19 avr 2022
18:15  - 20:00

Zoom

Organisateur:
Fachbereich Alte Geschichte, Sabine Huebner

Events, Public event, Guest lecture / Talk, Colloquium / FZum

The Snares of Thoth: a Social History of Provincial Administration in Ptolemaic Egypt

Vortrag von Joe Morgan (Yale) im Rahmen des Kolloquiums «Zur neueren Forschung in der Alten Geschichte» im FS 2022.

In this dissertation, I investigate social change as a function of broad structural changes implemented by the Ptolemaic state, specifically the proliferation of royal administration within local societies of the Nile Valley. In this process, local historical actors were the primary agents of change, as their everyday choices constructed the state apparatus and facilitated the execution of its operations.
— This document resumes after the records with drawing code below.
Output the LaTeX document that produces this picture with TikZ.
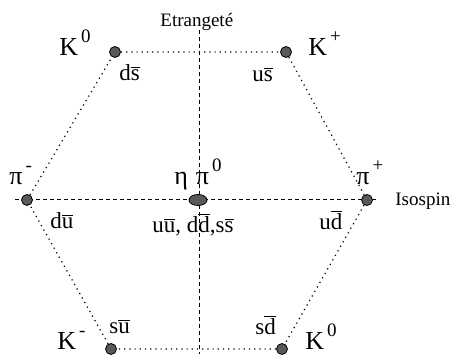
\documentclass[tikz,border=0pt]{standalone}
\usepackage{fontspec}
\setmainfont{Liberation Serif}
\usetikzlibrary{shapes.geometric}
\newcommand{\qbar}[1]{$\overline{\mbox{#1}}$}
\newcommand{\hiup}[1]{\raisebox{0.5em}{\fontsize{9.5}{10}\selectfont\kern1.5pt #1}}
\tikzset{
  meson/.style={circle, draw=black, fill=black!65, inner sep=0pt, minimum size=5.5pt},
  hexedge/.style={dotted, line width=0.6pt},
  axis/.style={line width=0.5pt, dash pattern=on 2pt off 1.5pt},
  particle/.style={font=\fontsize{13}{15}\selectfont, inner sep=0pt, anchor=base west},
  quark/.style={font=\fontsize{11.5}{13}\selectfont, inner sep=0pt, anchor=base west},
  axislabel/.style={font=\fontsize{9.5}{11}\selectfont, inner sep=0pt, anchor=base west}
}
\begin{document}
\begin{tikzpicture}[x=0.5pt,y=-0.5pt]
\useasboundingbox (0,0) rectangle (455,356);
% axes
\coordinate (top) at (199,30);
\coordinate (bottom) at (199,354);
\coordinate (left) at (15,200);
\coordinate (right) at (378,200);
\draw[axis] (top) -- (bottom);
\draw[axis] (left) -- (right);
\node[axislabel] (stra) at (160,27) {Etrangeté};
\node[axislabel] (iso) at (395,206) {Isospin};
% mesons
\node[meson] (k0) at (115,52) {};
\node[meson] (kplus) at (286,52) {};
\node[meson] (piminus) at (27,200) {};
\node[meson] (piplus) at (367,200) {};
\node[meson, ellipse, minimum width=9pt, minimum height=5.5pt] (eta) at (198,200) {};
\node[meson] (kminus) at (111,349) {};
\node[meson] (k0bar) at (282,349) {};
\draw[hexedge] (k0) -- (kplus) -- (piplus) -- (k0bar) -- (kminus) -- (piminus) -- (k0);
% names
\node[particle] (lk0) at (59,56) {K\hiup{0}};
\node[particle] (lkplus) at (308,56) {K\hiup{+}};
\node[particle] (lpiminus) at (9,185) {π\hiup{-}};
\node[particle] (leta) at (174,185) {η\kern4pt π\hiup{0}};
\node[particle] (lpiplus) at (356,185) {π\hiup{+}};
\node[particle] (lkminus) at (57,350) {K\hiup{-}};
\node[particle] (lk0bar) at (305,350) {K\hiup{0}};
% quark content
\node[quark] (qk0) at (119,81) {d\qbar{s}};
\node[quark] (qkplus) at (252,82) {u\qbar{s}};
\node[quark] (qpiminus) at (50,229) {d\qbar{u}};
\node[quark] (qeta) at (152,233) {u\qbar{u}, d\qbar{d},s\qbar{s}};
\node[quark] (qpiplus) at (319,230) {u\qbar{d}};
\node[quark] (qkminus) at (109,334) {s\qbar{u}};
\node[quark] (qk0bar) at (255,335) {s\qbar{d}};
\end{tikzpicture}
\end{document}
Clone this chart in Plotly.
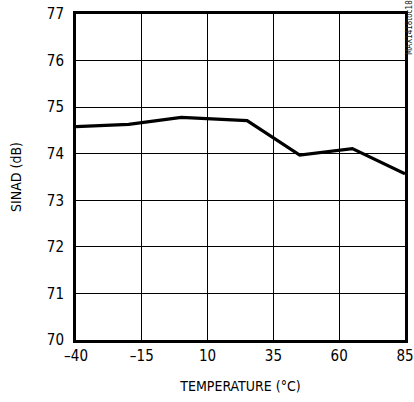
import plotly.graph_objects as go

temperature = [-40, -20, 0, 25, 45, 65, 85]
sinad = [74.58, 74.63, 74.78, 74.71, 73.97, 74.11, 73.57]
x_ticks = [-40, -15, 10, 35, 60, 85]
y_ticks = [70, 71, 72, 73, 74, 75, 76, 77]

font_family = "DejaVu Sans Condensed, Liberation Sans Narrow, Arial Narrow, Liberation Sans, sans-serif"

fig = go.Figure()
fig.add_trace(go.Scatter(x=temperature, y=sinad, mode="lines",
                         line=dict(color="black", width=3.2), cliponaxis=False,
                         showlegend=False))

fig.update_layout(
    width=414, height=402,
    margin=dict(l=76, r=9, t=14, b=62, autoexpand=False),
    paper_bgcolor="white", plot_bgcolor="white",
    font=dict(family=font_family, size=14, color="black"),
    xaxis=dict(range=[-40, 85], tickvals=x_ticks, ticktext=[str(v).replace("-", "\u2013") for v in x_ticks],
               showgrid=True, gridcolor="black", gridwidth=1,
               showline=True, linecolor="black", linewidth=3, mirror=True,
               ticks="", zeroline=False, tickfont=dict(size=15), automargin=False,
               ticklabeloverflow="allow",
               title=dict(text="TEMPERATURE (°C)", font=dict(size=14), standoff=18)),
    yaxis=dict(range=[70, 77], tickvals=y_ticks,
               showgrid=True, gridcolor="black", gridwidth=1,
               showline=True, linecolor="black", linewidth=3, mirror=True,
               ticks="", zeroline=False, tickfont=dict(size=15), automargin=False,
               ticklabelstandoff=6, ticklabeloverflow="allow",
               title=dict(text="SINAD (dB)", font=dict(size=14), standoff=22)),
    annotations=[dict(text="MAX1418toc18", xref="paper", yref="paper",
                      x=1.0, y=1.0, xshift=4, yshift=-14, textangle=-90,
                      showarrow=False, font=dict(size=8, family=font_family, color="#222"),
                      xanchor="center", yanchor="middle")],
)

fig.write_html("out.html", config={"displayModeBar": False},
               post_script="document.body.style.margin='0';document.body.style.overflow='hidden';")
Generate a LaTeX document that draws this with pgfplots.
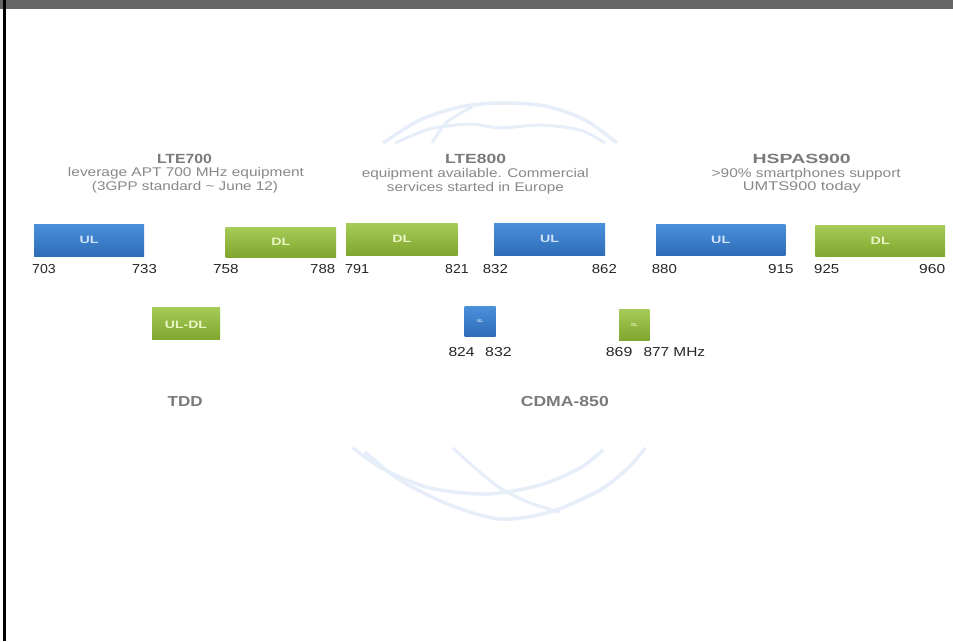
\documentclass[border=0pt]{standalone}
\usepackage{fontspec}
\setmainfont{Liberation Sans}
\usepackage{graphicx}
\usepackage{pgfplots}
\pgfplotsset{compat=1.18}
\definecolor{ulTop}{HTML}{4A8FDA}
\definecolor{ulBot}{HTML}{2E6DB8}
\definecolor{dlTop}{HTML}{A6CB58}
\definecolor{dlBot}{HTML}{7FA62E}
\definecolor{ttl}{HTML}{7A7A7A}
\definecolor{sub}{HTML}{888888}
\definecolor{num}{HTML}{262626}
\definecolor{glob}{HTML}{E6EEFA}
\definecolor{ulTxt}{HTML}{CFE2F7}
\definecolor{dlTxt}{HTML}{EAF5C6}
\definecolor{topbar}{HTML}{666666}
\newcommand{\fs}[1]{\fontsize{#1}{#1}\selectfont}
\newcommand{\W}[2]{\resizebox{#1pt}{\height}{#2}}
\begin{document}
\begin{tikzpicture}
\begin{axis}[scale only axis, width=953pt, height=641pt,
  xmin=0, xmax=953, ymin=0, ymax=641, y dir=reverse,
  hide axis, clip=false]
% background and frame
\addplot[fill=white, draw=none] coordinates {(0,0)(953,0)(953,641)(0,641)} -- cycle;
\addplot[fill=topbar, draw=none] coordinates {(0,0)(953,0)(953,8.5)(0,8.5)} -- cycle;
\addplot[fill=black, draw=none] coordinates {(3,0)(6,0)(6,641)(3,641)} -- cycle;
% watermark globe (top)
\addplot[glob, line width=3.5pt, smooth] coordinates {(383,143)(420,120)(460,107)(500,103)(545,106)(585,120)(617,143)};
\addplot[glob, line width=3pt, smooth] coordinates {(395,143)(430,129)(470,124)(500,128)(540,125)(580,130)(605,143)};
\addplot[glob, line width=3pt, smooth] coordinates {(432,143)(447,122)(472,107)};
% watermark globe (bottom)
\addplot[glob, line width=3.5pt, smooth] coordinates {(353,448)(385,470)(430,488)(487,494)(540,485)(580,468)(603,450)};
\addplot[glob, line width=3.5pt, smooth] coordinates {(365,452)(400,480)(450,505)(500,519)(550,512)(600,490)(630,466)(645,448)};
\addplot[glob, line width=3pt, smooth] coordinates {(453,448)(475,468)(500,488)(530,503)(560,512)};
% main bars
\addplot[draw=none, top color=ulTop, bottom color=ulBot] coordinates {(34,224)(144,224)(144,256)(34,256)} -- cycle;
\addplot[draw=none, top color=dlTop, bottom color=dlBot] coordinates {(225.7,227)(336,227)(336,257.3)(225.7,257.3)} -- cycle;
\addplot[draw=none, top color=dlTop, bottom color=dlBot] coordinates {(346,223.3)(457.7,223.3)(457.7,255)(346,255)} -- cycle;
\addplot[draw=none, top color=ulTop, bottom color=ulBot] coordinates {(494,223.3)(605,223.3)(605,255)(494,255)} -- cycle;
\addplot[draw=none, top color=ulTop, bottom color=ulBot] coordinates {(656,224)(785.3,224)(785.3,255.3)(656,255.3)} -- cycle;
\addplot[draw=none, top color=dlTop, bottom color=dlBot] coordinates {(815.3,225)(945,225)(945,256.7)(815.3,256.7)} -- cycle;
% small bars
\addplot[draw=none, top color=dlTop, bottom color=dlBot] coordinates {(152,307.3)(220,307.3)(220,339.3)(152,339.3)} -- cycle;
\addplot[draw=none, top color=ulTop, bottom color=ulBot] coordinates {(464.7,306.7)(495.7,306.7)(495.7,336)(464.7,336)} -- cycle;
\addplot[draw=none, top color=dlTop, bottom color=dlBot] coordinates {(619,309.3)(649.7,309.3)(649.7,340)(619,340)} -- cycle;
% labels inside bars
\begin{scope}[every node/.style={inner sep=0pt, anchor=center}]
\node[text=ulTxt] at (axis cs:89,240.3) {\W{19}{\fs{10.7}\bfseries UL}};
\node[text=dlTxt] at (axis cs:280.8,242.3) {\W{19}{\fs{10.7}\bfseries DL}};
\node[text=dlTxt] at (axis cs:401.8,239.3) {\W{19}{\fs{10.7}\bfseries DL}};
\node[text=ulTxt] at (axis cs:549.5,239.3) {\W{19}{\fs{10.7}\bfseries UL}};
\node[text=ulTxt] at (axis cs:720.7,239.8) {\W{19}{\fs{10.7}\bfseries UL}};
\node[text=dlTxt] at (axis cs:880.2,241) {\W{19}{\fs{10.7}\bfseries DL}};
\node[text=dlTxt] at (axis cs:186,324.8) {\W{42}{\fs{10.7}\bfseries UL-DL}};
\node[text=ulTxt] at (axis cs:480.2,321.3) {\fs{4.5}\bfseries UL};
\node[text=dlTxt] at (axis cs:634.4,324.7) {\fs{4.5}\bfseries DL};
\end{scope}
% titles
\begin{scope}[every node/.style={inner sep=0pt, anchor=base}]
\node[text=ttl] at (axis cs:184.5,163) {\W{55}{\fs{13.3}\bfseries LTE700}};
\node[text=sub] at (axis cs:186,176.5) {\W{236}{\fs{12.6}leverage APT 700 MHz equipment}};
\node[text=sub] at (axis cs:185,190.5) {\W{186}{\fs{12.6}(3GPP standard \textasciitilde{} June 12)}};
\node[text=ttl] at (axis cs:475.5,163) {\W{61}{\fs{13.3}\bfseries LTE800}};
\node[text=sub] at (axis cs:475.4,177) {\W{227}{\fs{12.6}equipment available. Commercial}};
\node[text=sub] at (axis cs:475.4,191.5) {\W{177}{\fs{12.6}services started in Europe}};
\node[text=ttl] at (axis cs:801.7,163) {\W{98}{\fs{13.3}\bfseries HSPAS900}};
\node[text=sub] at (axis cs:806.2,177) {\W{189}{\fs{12.6}>90\% smartphones support}};
\node[text=sub] at (axis cs:801.9,190.5) {\W{118}{\fs{12.6}UMTS900 today}};
\node[text=ttl] at (axis cs:185.2,406.7) {\W{35}{\fs{14.5}\bfseries TDD}};
\node[text=ttl] at (axis cs:564.8,406.7) {\W{88}{\fs{14.5}\bfseries CDMA-850}};
\end{scope}
% frequency numbers
\begin{scope}[every node/.style={inner sep=0pt, anchor=base west, text=num}]
\node at (axis cs:32,273.3) {\W{23.5}{\fs{13}703}};
\node at (axis cs:131.7,273.3) {\W{25}{\fs{13}733}};
\node at (axis cs:213,273.3) {\W{25.5}{\fs{13}758}};
\node at (axis cs:310,273.3) {\W{25}{\fs{13}788}};
\node at (axis cs:345,273.3) {\W{24}{\fs{13}791}};
\node at (axis cs:445,273.3) {\W{23.5}{\fs{13}821}};
\node at (axis cs:482.7,273.3) {\W{25}{\fs{13}832}};
\node at (axis cs:591.7,273.3) {\W{25}{\fs{13}862}};
\node at (axis cs:651.7,273.3) {\W{25}{\fs{13}880}};
\node at (axis cs:768,273.3) {\W{25.5}{\fs{13}915}};
\node at (axis cs:814,273.3) {\W{25}{\fs{13}925}};
\node at (axis cs:919,273.3) {\W{26}{\fs{13}960}};
\node at (axis cs:448.3,356) {\W{26}{\fs{13}824}};
\node at (axis cs:485,356) {\W{26.5}{\fs{13}832}};
\node at (axis cs:605.7,356) {\W{26.5}{\fs{13}869}};
\node at (axis cs:643.3,356) {\W{61.7}{\fs{13}877 MHz}};
\end{scope}
\end{axis}
\end{tikzpicture}
\end{document}
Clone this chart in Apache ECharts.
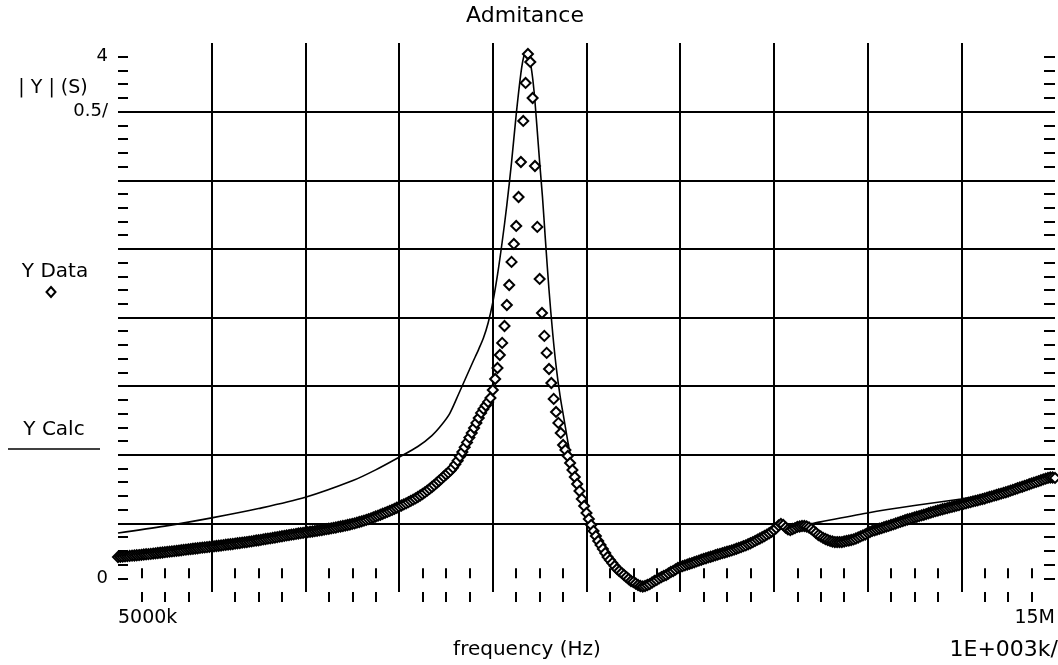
<!DOCTYPE html>
<html><head><meta charset="utf-8">
<script src="https://cdn.jsdelivr.net/npm/echarts@6/dist/echarts.min.js"></script>
<style>html,body{margin:0;padding:0;background:#fff}#c{width:1058px;height:665px}</style>
</head><body><div id="c"></div>
<script>
// ---------- texts ----------
const chartTitle = 'Admitance';
const xName = 'frequency (Hz)';
const xScaleNote = '1E+003k/';
const yName = '| Y | (S)';
const seriesNames = ['Y Data', 'Y Calc'];

// ---------- tick labels ----------
const xLabelValues = [5, 15];            // MHz
const xLabelTexts = ['5000k', '15M'];
const yLabelValues = [0, 3.4, 3.8];
const yLabelTexts = ['0', '0.5/', '4'];

// ---------- measured data (sweep 5 MHz .. 15 MHz, 25 kHz step) ----------
const sweepStartMHz = 5;
const sweepStepMHz = 0.025;
const yData = [
  // 5.000 - 5.975
  0.155,0.157,0.158,0.160,0.161,0.163,0.165,0.166,0.168,0.169,
  0.171,0.173,0.175,0.176,0.178,0.180,0.182,0.184,0.186,0.188,
  0.190,0.192,0.194,0.196,0.198,0.200,0.202,0.204,0.207,0.209,
  0.211,0.213,0.215,0.217,0.219,0.221,0.223,0.225,0.227,0.229,
  // 6.000 - 6.975
  0.231,0.233,0.235,0.237,0.239,0.241,0.244,0.246,0.248,0.250,
  0.253,0.255,0.257,0.260,0.262,0.264,0.267,0.269,0.272,0.275,
  0.277,0.280,0.283,0.286,0.289,0.291,0.294,0.297,0.300,0.303,
  0.306,0.309,0.312,0.315,0.318,0.320,0.323,0.326,0.329,0.331,
  // 7.000 - 7.975
  0.334,0.336,0.339,0.341,0.344,0.346,0.349,0.352,0.355,0.358,
  0.361,0.364,0.367,0.370,0.374,0.377,0.381,0.384,0.388,0.392,
  0.396,0.400,0.405,0.410,0.415,0.420,0.425,0.431,0.437,0.443,
  0.450,0.456,0.463,0.470,0.477,0.484,0.491,0.498,0.506,0.514,
  // 8.000 - 8.975
  0.522,0.530,0.538,0.546,0.555,0.564,0.573,0.582,0.592,0.603,
  0.614,0.626,0.638,0.651,0.665,0.679,0.694,0.709,0.724,0.740,
  0.756,0.770,0.786,0.806,0.830,0.857,0.887,0.920,0.955,0.990,
  1.025,1.059,1.095,1.132,1.168,1.205,1.234,1.259,1.285,1.314,
  // 9.000 - 9.975
  1.372,1.452,1.532,1.627,1.715,1.838,1.991,2.137,2.305,2.436,
  2.567,2.778,3.033,3.332,3.609,3.820,3.762,3.499,3.004,2.560,
  2.181,1.933,1.766,1.642,1.525,1.423,1.307,1.212,1.132,1.059,
  0.971,0.935,0.891,0.840,0.789,0.738,0.687,0.636,0.578,0.527,
  // 10.000 - 10.975
  0.476,0.432,0.388,0.345,0.308,0.272,0.243,0.214,0.184,0.155,
  0.133,0.111,0.090,0.068,0.053,0.039,0.024,0.009,-0.005,-0.020,
  -0.027,-0.038,-0.049,-0.056,-0.060,-0.056,-0.049,-0.042,-0.031,-0.020,
  -0.012,-0.001,0.009,0.017,0.024,0.035,0.046,0.053,0.064,0.075,
  // 11.000 - 11.975
  0.082,0.088,0.094,0.100,0.106,0.111,0.117,0.123,0.129,0.135,
  0.141,0.146,0.152,0.157,0.162,0.168,0.173,0.178,0.183,0.188,
  0.193,0.198,0.203,0.209,0.215,0.221,0.227,0.234,0.240,0.248,
  0.255,0.263,0.272,0.281,0.290,0.299,0.308,0.318,0.328,0.339,
  // 12.000 - 12.975
  0.352,0.366,0.385,0.396,0.388,0.370,0.356,0.352,0.359,0.366,
  0.374,0.377,0.381,0.381,0.377,0.370,0.359,0.345,0.330,0.315,
  0.305,0.294,0.286,0.279,0.272,0.268,0.264,0.264,0.264,0.264,
  0.268,0.272,0.275,0.279,0.283,0.290,0.297,0.305,0.312,0.319,
  // 13.000 - 13.975
  0.330,0.337,0.345,0.350,0.355,0.361,0.366,0.372,0.377,0.382,
  0.388,0.393,0.399,0.405,0.411,0.417,0.423,0.428,0.433,0.438,
  0.443,0.448,0.453,0.458,0.463,0.468,0.474,0.479,0.484,0.489,
  0.494,0.498,0.503,0.507,0.511,0.516,0.520,0.525,0.529,0.533,
  // 14.000 - 14.975
  0.538,0.542,0.546,0.551,0.555,0.560,0.564,0.568,0.573,0.577,
  0.581,0.587,0.592,0.597,0.602,0.607,0.612,0.617,0.622,0.627,
  0.632,0.638,0.644,0.650,0.656,0.662,0.667,0.673,0.679,0.685,
  0.691,0.697,0.702,0.708,0.714,0.720,0.726,0.731,0.734,0.734,
  // 15.000
  0.731
];

// ---------- calculated model curve ----------
const calcFreq = [5.0,5.5,6.0,6.5,7.0,7.5,7.75,8.0,8.2,8.35,8.45,8.54,8.64,8.78,8.85,8.9,8.95,9.0,9.05,9.1,
  9.15,9.2,9.25,9.3,9.33,9.355,9.38,9.41,9.44,9.47,9.5,9.53,9.56,9.6,9.64,9.68,9.72,9.76,9.81,9.9,
  10.0,10.1,10.2,10.3,10.4,10.5,10.6,10.7,10.8,11.0,11.5,12.0,12.07,12.15,12.25,12.34,12.5,13.0,13.5,14.0,
  14.5,15.0];
const yCalc = [0.330,0.380,0.440,0.508,0.590,0.710,0.790,0.882,0.960,1.040,1.115,1.200,1.350,1.565,1.670,1.750,1.860,2.010,2.210,2.450,
  2.720,3.030,3.380,3.680,3.800,3.830,3.810,3.720,3.550,3.300,3.030,2.780,2.480,2.100,1.780,1.520,1.320,1.160,0.960,0.643,
  0.447,0.279,0.162,0.082,0.017,-0.027,-0.052,-0.029,0.009,0.082,0.192,0.352,0.396,0.360,0.375,0.388,0.411,0.476,0.530,0.578,
  0.630,0.745];

// ---------- build ----------
const FONT = '"DejaVu Sans", sans-serif';
const dataPts = yData.map((v, i) => [+(sweepStartMHz + i * sweepStepMHz).toFixed(3), v]);
const calcPts = calcFreq.map((f, i) => [f, yCalc[i]]);

const yTickVals = [];
for (let k = 0; k <= 38; k++) yTickVals.push(+(k * 0.1).toFixed(1));

const black = '#000';
const chart = echarts.init(document.getElementById('c'), null, {renderer: 'canvas'});
chart.setOption({
  animation: false,
  backgroundColor: '#fff',
  grid: {left: 118, right: 1, top: 43, bottom: 73, containLabel: false},
  xAxis: [
    {
      type: 'value', position: 'bottom', min: 5, max: 15, interval: 1,
      axisLine: {show: false},
      axisTick: {show: false, inside: true},
      minorTick: {show: true, splitNumber: 4, length: 10, lineStyle: {color: black, width: 2}},
      splitLine: {show: true, showMinLine: false, showMaxLine: false, lineStyle: {color: black, width: 2}},
      axisLabel: {
        show: true, customValues: xLabelValues, margin: 17,
        color: black, fontFamily: FONT, fontSize: 19,
        alignMinLabel: 'left', alignMaxLabel: 'right',
        formatter: v => { const i = xLabelValues.findIndex(x => Math.abs(x - v) < 1e-6); return i >= 0 ? xLabelTexts[i] : ''; }
      }
    },
    {
      type: 'value', position: 'top', min: 5, max: 15, interval: 1,
      axisLine: {show: false},
      axisTick: {show: false, inside: true},
      minorTick: {show: true, splitNumber: 4, length: 10, lineStyle: {color: black, width: 2}},
      splitLine: {show: false},
      axisLabel: {show: false}
    }
  ],
  yAxis: [
    {
      type: 'value', position: 'left', min: -0.1, max: 3.9,
      axisLine: {show: false},
      axisTick: {show: true, inside: true, length: 10, customValues: yTickVals, lineStyle: {color: black, width: 2}},
      splitLine: {show: false},
      minorTick: {show: false},
      axisLabel: {
        show: true, customValues: yLabelValues, margin: 10,
        color: black, fontFamily: FONT, fontSize: 18,
        formatter: v => { const i = yLabelValues.findIndex(x => Math.abs(x - v) < 1e-6); return i >= 0 ? yLabelTexts[i] : ''; }
      }
    },
    {
      type: 'value', position: 'right', min: 0, max: 8, interval: 1,
      axisLine: {show: false},
      axisTick: {show: false, inside: true},
      minorTick: {show: true, splitNumber: 5, length: 11, lineStyle: {color: black, width: 2}},
      splitLine: {show: true, showMinLine: false, showMaxLine: false, lineStyle: {color: black, width: 2}},
      axisLabel: {show: false}
    }
  ],
  series: [
    {
      name: seriesNames[1], type: 'line', xAxisIndex: 0, yAxisIndex: 0,
      data: calcPts, showSymbol: false, smooth: 0.3, z: 2,
      lineStyle: {color: black, width: 1.6}
    },
    {
      name: seriesNames[0], type: 'scatter', xAxisIndex: 0, yAxisIndex: 0,
      data: dataPts, symbol: 'diamond', symbolSize: 10, z: 3,
      itemStyle: {color: '#fff', borderColor: black, borderWidth: 2, opacity: 1}
    }
  ],
  graphic: [
    {type: 'text', x: 525, y: 16, style: {text: chartTitle, font: '22px ' + FONT, fill: black, align: 'center', verticalAlign: 'middle'}},
    {type: 'text', x: 53, y: 88, style: {text: yName, font: '19px ' + FONT, fill: black, align: 'center', verticalAlign: 'middle'}},
    {type: 'text', x: 55, y: 272, style: {text: seriesNames[0], font: '20px ' + FONT, fill: black, align: 'center', verticalAlign: 'middle'}},
    {type: 'polygon', shape: {points: [[51, 287], [55.5, 292], [51, 297], [46.5, 292]]}, style: {fill: '#fff', stroke: black, lineWidth: 2}},
    {type: 'text', x: 54, y: 430, style: {text: seriesNames[1], font: '20px ' + FONT, fill: black, align: 'center', verticalAlign: 'middle'}},
    {type: 'line', shape: {x1: 8, y1: 449, x2: 100, y2: 449}, style: {stroke: black, lineWidth: 1.5}},
    {type: 'text', x: 527, y: 650, style: {text: xName, font: '20px ' + FONT, fill: black, align: 'center', verticalAlign: 'middle'}},
    {type: 'text', x: 1058, y: 650, style: {text: xScaleNote, font: '22px ' + FONT, fill: black, align: 'right', verticalAlign: 'middle'}}
  ]
});
</script>
</body></html>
I argue that state formation contributed to the restructuring of local societies by presenting additional opportunities for the accumulation of social power. I make this argument on the basis of an investigation of the Egyptian nome, a hybrid institution of both administrative and social character. The administrative institution of the nome and its hierarchy of officials was grafted onto a complex web of societies varying in extent from dense local communities of agricultural producers to extensive networks of religious and military elites. The interface of this web of social networks with the nodes of the royal administration’s hierarchical network was the cutting edge of state formation: the arena within which the reciprocal obligations of king and subjects, friends and strangers, were negotiated. Because the interface of society and administration formed the institutional raison d’être of the Egyptian nome, and because the nome was a geographical entity in both form and function, I conduct the investigation of this institution using tools of human geography, specifically analyses of spatial distribution and connectivity. These analyses examine the administration’s degree of embeddedness in local societies, its geotemporal reach, and its cohesiveness. I perform these analyses on seven distinct nomes in order to illustrate the topography of local administration and the geography of state-contingent social power within each nome. I supplement these local human geographies with case-studies on individual provincial administrators, approaching them not as mere cogs in the machine of royal revenue extraction, but as socially embedded historical agents. These case-studies illustrate the transformative potential of state-formation distributed throughout local societies.